A universal citation database has significant potential to act as a catalyst for reform in scholarly communication by leveling the playing field between alternative forms of scholarly publication. This would happen in two important ways. First, the citation database would ensure that publications in any form are equally visible (but not necessarily equally accessible) to the literature research process. Regardless of which publication venue an author chooses, all that she/he need to do to make her/his work visible is to cite appropriate previous works. Publication venues would then compete on the important values that they bring to the publication process, such as refereeing standards, editorial control, quality of presentation, timeliness of dissemination and so forth. Publications would no longer enjoy an unfair competitive advantage simply by virtue of being indexed in a particular literature database.

The second way that a universal citation database would promote fairer competition among publication venues is by providing a method for evaluating the significance of individual papers independent of the publication venue chosen. University faculty members are often critically concerned with the recognition that their work receives because of its importance to the evaluation of their academic careers. Because the significance of papers is often judged solely by the perceived quality of the venues in which they are published, this encourages a very conservative approach to choice of publication venues. By providing citation data as an independent means of demonstrating the significance of a particular work, a universal citation database has the potential to encourage authors to choose publication venues for other qualities.

And the implication was clear – academia could and should have initiated this. As I have implied elsewhere academia has sleepwalked past this opportunity and now generated a mass of unregulated bibliographic reference collections. Their quality and coverage is not transparent so I cannot judge them – other than to say that non-transparency has generally little value.

So – as in so much else – IF we created semantic publications, and IF we made them Open, many of the problems would be solved. We should use semantic bibliography (as we have developed in our Open Bibliography project). We should label that with sentiment to create true citations. These should be semantic and published Openly at time of first publication. This would solve most of our problems of bad data, missing data, control by unaccountable third parties, etc.

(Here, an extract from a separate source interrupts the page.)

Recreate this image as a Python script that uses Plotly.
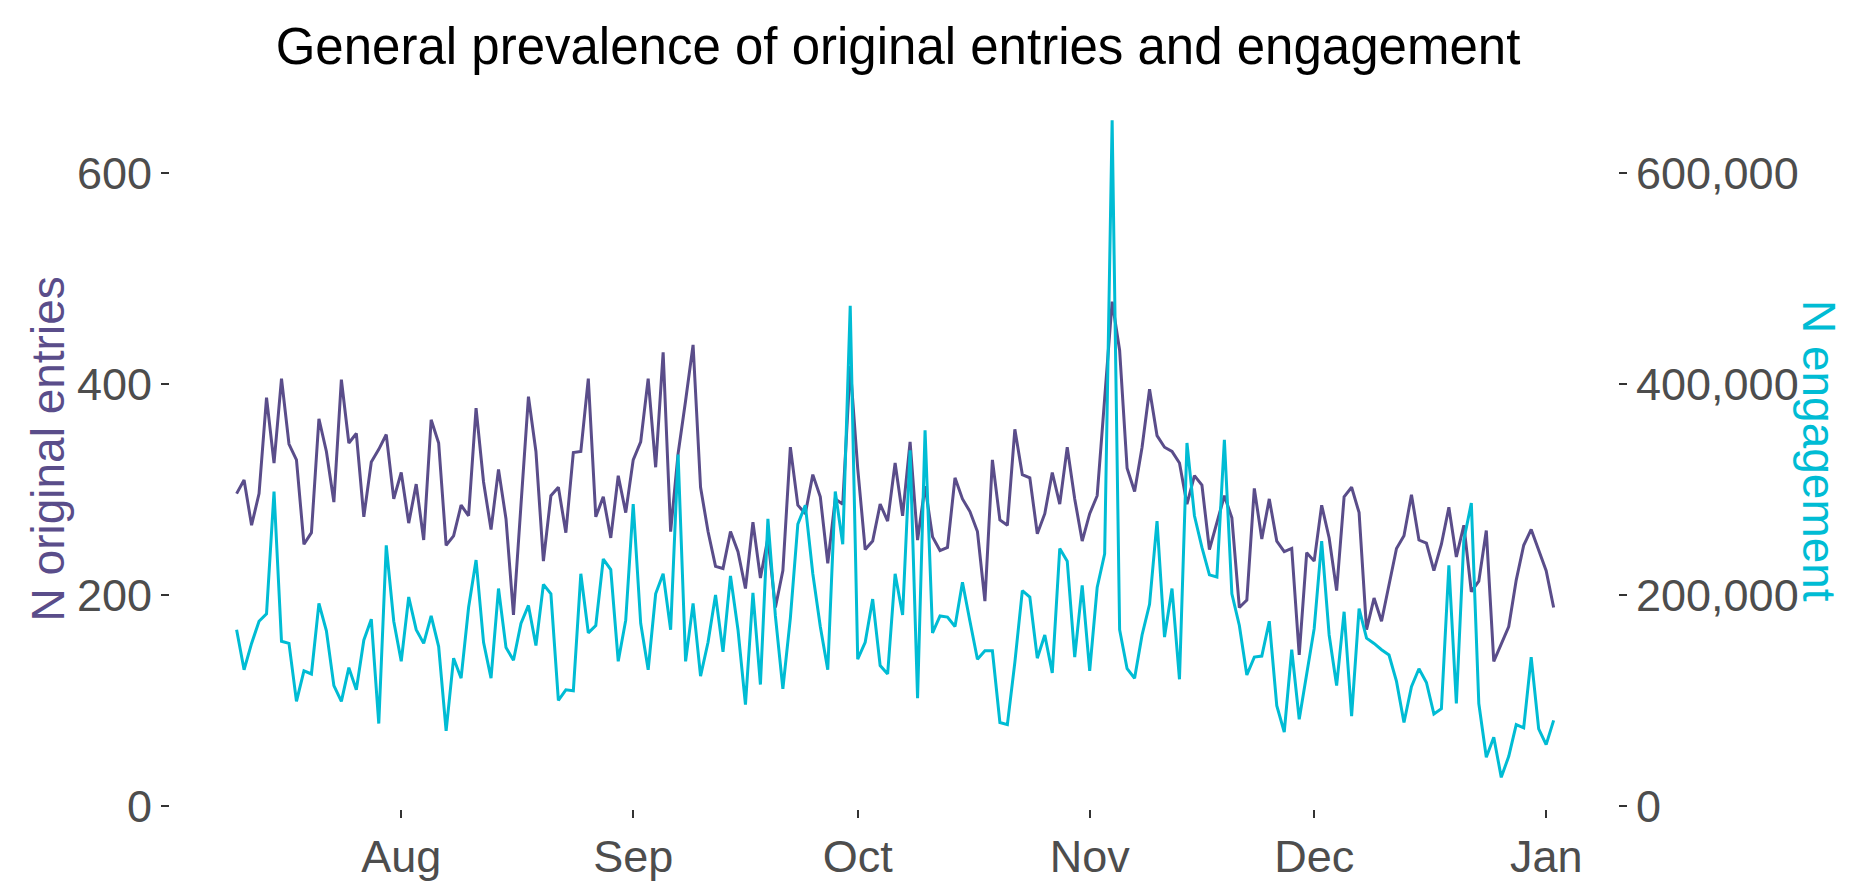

But it would require the author to change their habits. To adopt new and better ways of authoring papers. And there is an established industry – including academia – who benefit from the low quality processes we currently have.

We are constantly told

“Authors will never do that”

And that’s true IF, but only IF, academia doesn’t care.

Let’s try the following:

“scientists will never asses the safety of their reactions. It’s too much trouble”

“scientists will never bother to report experiments on animals. It’s too much trouble”

So IF academia required scholarly publications to have semantic accurate citations (not just bibliographies) we could solve this in months. The technology is not the problem.

Academics are the problem.

We are in the grip of being controlled by our own creations we cannot control. In this case our Monster of the Scholarly ID is the “citation”. Let’s tame it.